Exercise requirements:
Without the pictures, output the lines of the material from the very first through the one that holds "const HIGHS = [HIGH_2W, HIGH_6W];".

Data:
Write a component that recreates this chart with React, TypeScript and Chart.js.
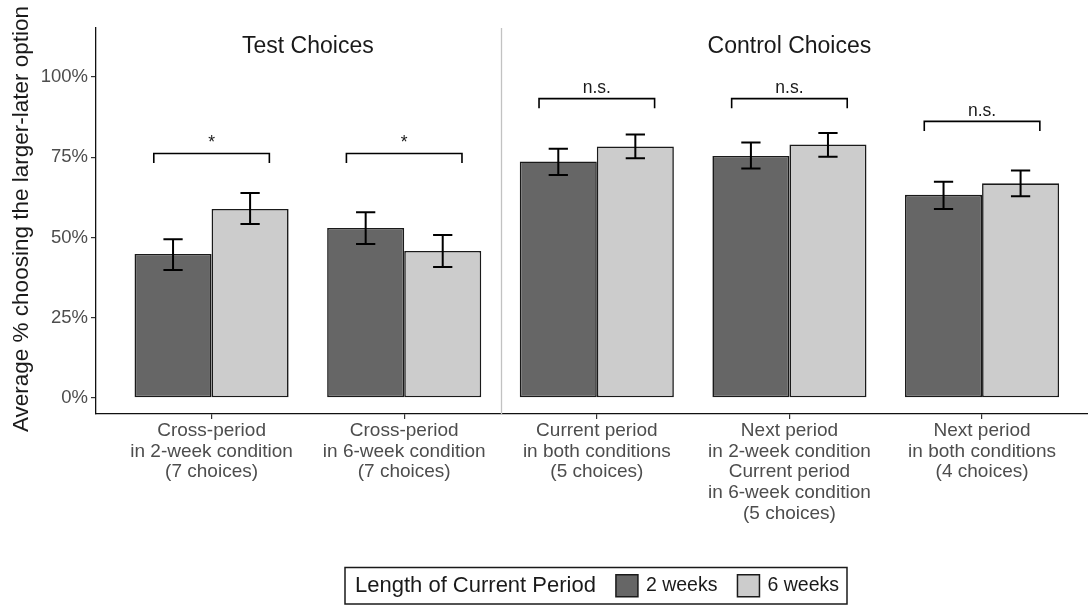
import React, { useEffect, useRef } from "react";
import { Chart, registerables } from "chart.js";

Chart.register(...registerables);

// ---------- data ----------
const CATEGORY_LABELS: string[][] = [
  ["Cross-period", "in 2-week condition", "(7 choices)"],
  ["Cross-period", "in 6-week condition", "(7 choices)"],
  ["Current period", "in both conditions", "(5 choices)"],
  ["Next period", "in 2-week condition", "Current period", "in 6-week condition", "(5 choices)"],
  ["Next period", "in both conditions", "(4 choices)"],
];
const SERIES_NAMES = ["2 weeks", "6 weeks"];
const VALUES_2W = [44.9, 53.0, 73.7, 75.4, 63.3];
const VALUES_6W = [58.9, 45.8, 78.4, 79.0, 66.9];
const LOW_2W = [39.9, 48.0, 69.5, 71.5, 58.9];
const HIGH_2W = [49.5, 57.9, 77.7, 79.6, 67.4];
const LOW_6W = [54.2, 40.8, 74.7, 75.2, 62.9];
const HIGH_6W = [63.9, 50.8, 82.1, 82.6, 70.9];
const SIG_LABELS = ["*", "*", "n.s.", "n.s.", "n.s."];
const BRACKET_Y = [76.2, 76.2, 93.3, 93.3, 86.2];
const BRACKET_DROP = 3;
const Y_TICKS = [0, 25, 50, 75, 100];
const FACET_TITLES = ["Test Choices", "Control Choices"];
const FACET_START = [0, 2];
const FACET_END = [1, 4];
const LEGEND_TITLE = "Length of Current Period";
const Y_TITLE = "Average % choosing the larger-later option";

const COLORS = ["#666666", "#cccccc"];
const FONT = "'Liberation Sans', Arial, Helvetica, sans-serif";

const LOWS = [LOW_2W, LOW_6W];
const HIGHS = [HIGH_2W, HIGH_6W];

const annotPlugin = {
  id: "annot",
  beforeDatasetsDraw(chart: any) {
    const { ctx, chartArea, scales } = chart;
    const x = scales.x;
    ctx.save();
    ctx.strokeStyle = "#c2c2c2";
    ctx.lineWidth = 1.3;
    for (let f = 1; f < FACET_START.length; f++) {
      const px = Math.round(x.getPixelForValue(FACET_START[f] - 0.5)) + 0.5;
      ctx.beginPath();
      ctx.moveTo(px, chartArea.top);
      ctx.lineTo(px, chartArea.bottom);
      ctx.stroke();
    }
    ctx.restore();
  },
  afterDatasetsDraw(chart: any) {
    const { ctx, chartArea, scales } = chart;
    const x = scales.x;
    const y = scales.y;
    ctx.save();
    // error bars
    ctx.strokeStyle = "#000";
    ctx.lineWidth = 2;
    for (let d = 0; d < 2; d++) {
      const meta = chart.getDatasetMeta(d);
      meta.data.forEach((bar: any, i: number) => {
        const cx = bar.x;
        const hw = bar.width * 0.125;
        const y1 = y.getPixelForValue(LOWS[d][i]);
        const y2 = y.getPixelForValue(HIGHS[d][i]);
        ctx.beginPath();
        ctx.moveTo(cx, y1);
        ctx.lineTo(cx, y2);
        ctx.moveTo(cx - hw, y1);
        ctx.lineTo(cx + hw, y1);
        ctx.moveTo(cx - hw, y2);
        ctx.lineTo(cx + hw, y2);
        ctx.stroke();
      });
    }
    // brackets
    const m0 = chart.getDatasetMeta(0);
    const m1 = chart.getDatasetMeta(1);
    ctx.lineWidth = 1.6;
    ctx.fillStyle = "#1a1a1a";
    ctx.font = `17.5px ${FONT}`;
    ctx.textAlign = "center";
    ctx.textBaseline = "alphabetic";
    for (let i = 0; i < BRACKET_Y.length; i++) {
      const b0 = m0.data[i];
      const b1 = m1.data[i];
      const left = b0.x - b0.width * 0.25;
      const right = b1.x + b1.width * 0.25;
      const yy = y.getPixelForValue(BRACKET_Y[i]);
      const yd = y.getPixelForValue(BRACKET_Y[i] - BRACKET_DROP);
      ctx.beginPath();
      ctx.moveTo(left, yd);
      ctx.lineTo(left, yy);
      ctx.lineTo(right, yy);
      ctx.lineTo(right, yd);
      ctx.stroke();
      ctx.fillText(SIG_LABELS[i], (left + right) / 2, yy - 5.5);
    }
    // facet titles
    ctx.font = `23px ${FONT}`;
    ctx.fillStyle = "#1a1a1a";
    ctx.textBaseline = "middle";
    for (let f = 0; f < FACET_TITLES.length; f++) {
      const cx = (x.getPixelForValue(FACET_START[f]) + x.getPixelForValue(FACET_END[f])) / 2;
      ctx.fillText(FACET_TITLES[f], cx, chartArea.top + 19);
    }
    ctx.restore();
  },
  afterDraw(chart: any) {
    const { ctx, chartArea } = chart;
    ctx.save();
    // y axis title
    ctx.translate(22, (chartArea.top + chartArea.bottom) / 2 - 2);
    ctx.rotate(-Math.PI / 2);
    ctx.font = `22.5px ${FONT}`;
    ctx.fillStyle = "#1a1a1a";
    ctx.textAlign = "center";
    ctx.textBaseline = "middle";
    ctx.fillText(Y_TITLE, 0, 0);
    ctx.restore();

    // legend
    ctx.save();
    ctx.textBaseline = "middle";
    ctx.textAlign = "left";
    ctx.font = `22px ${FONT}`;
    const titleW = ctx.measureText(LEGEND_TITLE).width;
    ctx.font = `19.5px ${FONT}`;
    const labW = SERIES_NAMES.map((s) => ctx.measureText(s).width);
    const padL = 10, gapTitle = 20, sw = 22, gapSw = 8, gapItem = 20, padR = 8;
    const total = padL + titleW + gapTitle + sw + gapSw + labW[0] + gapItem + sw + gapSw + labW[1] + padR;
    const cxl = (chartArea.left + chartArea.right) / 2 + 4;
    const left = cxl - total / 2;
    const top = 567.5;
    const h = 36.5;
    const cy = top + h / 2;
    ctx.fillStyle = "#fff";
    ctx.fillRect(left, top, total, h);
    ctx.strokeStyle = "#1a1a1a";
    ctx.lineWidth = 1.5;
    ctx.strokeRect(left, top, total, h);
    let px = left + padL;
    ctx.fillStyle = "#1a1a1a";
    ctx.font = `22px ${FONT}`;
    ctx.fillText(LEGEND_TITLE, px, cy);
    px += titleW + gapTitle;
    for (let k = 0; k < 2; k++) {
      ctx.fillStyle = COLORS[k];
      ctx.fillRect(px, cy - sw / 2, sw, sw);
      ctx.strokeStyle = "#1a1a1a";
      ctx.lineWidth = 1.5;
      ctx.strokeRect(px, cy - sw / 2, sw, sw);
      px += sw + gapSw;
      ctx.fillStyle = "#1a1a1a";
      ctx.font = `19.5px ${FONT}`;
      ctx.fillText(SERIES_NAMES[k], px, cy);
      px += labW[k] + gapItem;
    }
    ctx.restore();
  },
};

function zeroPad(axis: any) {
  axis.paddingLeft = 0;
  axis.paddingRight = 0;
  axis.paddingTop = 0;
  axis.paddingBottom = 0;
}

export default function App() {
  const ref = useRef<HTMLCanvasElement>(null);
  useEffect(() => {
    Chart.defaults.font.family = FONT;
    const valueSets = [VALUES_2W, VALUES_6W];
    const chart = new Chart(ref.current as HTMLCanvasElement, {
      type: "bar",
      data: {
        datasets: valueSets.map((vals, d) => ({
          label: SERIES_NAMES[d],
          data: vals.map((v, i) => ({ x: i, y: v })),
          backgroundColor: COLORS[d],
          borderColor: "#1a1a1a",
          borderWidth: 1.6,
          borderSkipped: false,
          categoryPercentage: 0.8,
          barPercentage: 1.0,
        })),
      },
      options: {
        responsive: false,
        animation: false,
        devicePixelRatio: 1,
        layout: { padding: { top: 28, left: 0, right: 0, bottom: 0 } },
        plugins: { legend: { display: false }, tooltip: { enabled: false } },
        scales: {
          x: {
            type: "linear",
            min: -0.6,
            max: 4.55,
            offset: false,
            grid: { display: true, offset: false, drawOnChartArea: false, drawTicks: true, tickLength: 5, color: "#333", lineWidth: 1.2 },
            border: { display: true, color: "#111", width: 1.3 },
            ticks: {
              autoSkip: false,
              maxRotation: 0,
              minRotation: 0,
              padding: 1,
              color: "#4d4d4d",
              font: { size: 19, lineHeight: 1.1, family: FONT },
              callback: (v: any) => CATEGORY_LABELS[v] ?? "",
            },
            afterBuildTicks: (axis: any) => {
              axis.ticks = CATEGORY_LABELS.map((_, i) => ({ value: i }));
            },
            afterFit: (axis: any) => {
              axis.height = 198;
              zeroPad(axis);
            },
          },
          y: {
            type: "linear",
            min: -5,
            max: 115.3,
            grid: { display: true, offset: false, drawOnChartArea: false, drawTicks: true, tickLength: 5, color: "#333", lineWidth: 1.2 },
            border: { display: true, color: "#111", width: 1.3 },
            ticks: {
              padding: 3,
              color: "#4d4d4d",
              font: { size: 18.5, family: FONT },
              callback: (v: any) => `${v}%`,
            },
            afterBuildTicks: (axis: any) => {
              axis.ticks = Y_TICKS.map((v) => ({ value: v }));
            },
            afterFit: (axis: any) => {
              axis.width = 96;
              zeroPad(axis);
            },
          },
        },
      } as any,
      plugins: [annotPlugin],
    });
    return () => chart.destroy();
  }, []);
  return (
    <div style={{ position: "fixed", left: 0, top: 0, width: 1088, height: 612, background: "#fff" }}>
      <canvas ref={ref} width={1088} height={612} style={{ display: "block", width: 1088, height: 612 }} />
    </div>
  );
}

Completed task:
Write a component that recreates this chart with React, TypeScript and Chart.js.
import React, { useEffect, useRef } from "react";
import { Chart, registerables } from "chart.js";

Chart.register(...registerables);

// ---------- data ----------
const CATEGORY_LABELS: string[][] = [
  ["Cross-period", "in 2-week condition", "(7 choices)"],
  ["Cross-period", "in 6-week condition", "(7 choices)"],
  ["Current period", "in both conditions", "(5 choices)"],
  ["Next period", "in 2-week condition", "Current period", "in 6-week condition", "(5 choices)"],
  ["Next period", "in both conditions", "(4 choices)"],
];
const SERIES_NAMES = ["2 weeks", "6 weeks"];
const VALUES_2W = [44.9, 53.0, 73.7, 75.4, 63.3];
const VALUES_6W = [58.9, 45.8, 78.4, 79.0, 66.9];
const LOW_2W = [39.9, 48.0, 69.5, 71.5, 58.9];
const HIGH_2W = [49.5, 57.9, 77.7, 79.6, 67.4];
const LOW_6W = [54.2, 40.8, 74.7, 75.2, 62.9];
const HIGH_6W = [63.9, 50.8, 82.1, 82.6, 70.9];
const SIG_LABELS = ["*", "*", "n.s.", "n.s.", "n.s."];
const BRACKET_Y = [76.2, 76.2, 93.3, 93.3, 86.2];
const BRACKET_DROP = 3;
const Y_TICKS = [0, 25, 50, 75, 100];
const FACET_TITLES = ["Test Choices", "Control Choices"];
const FACET_START = [0, 2];
const FACET_END = [1, 4];
const LEGEND_TITLE = "Length of Current Period";
const Y_TITLE = "Average % choosing the larger-later option";

const COLORS = ["#666666", "#cccccc"];
const FONT = "'Liberation Sans', Arial, Helvetica, sans-serif";

const LOWS = [LOW_2W, LOW_6W];
const HIGHS = [HIGH_2W, HIGH_6W];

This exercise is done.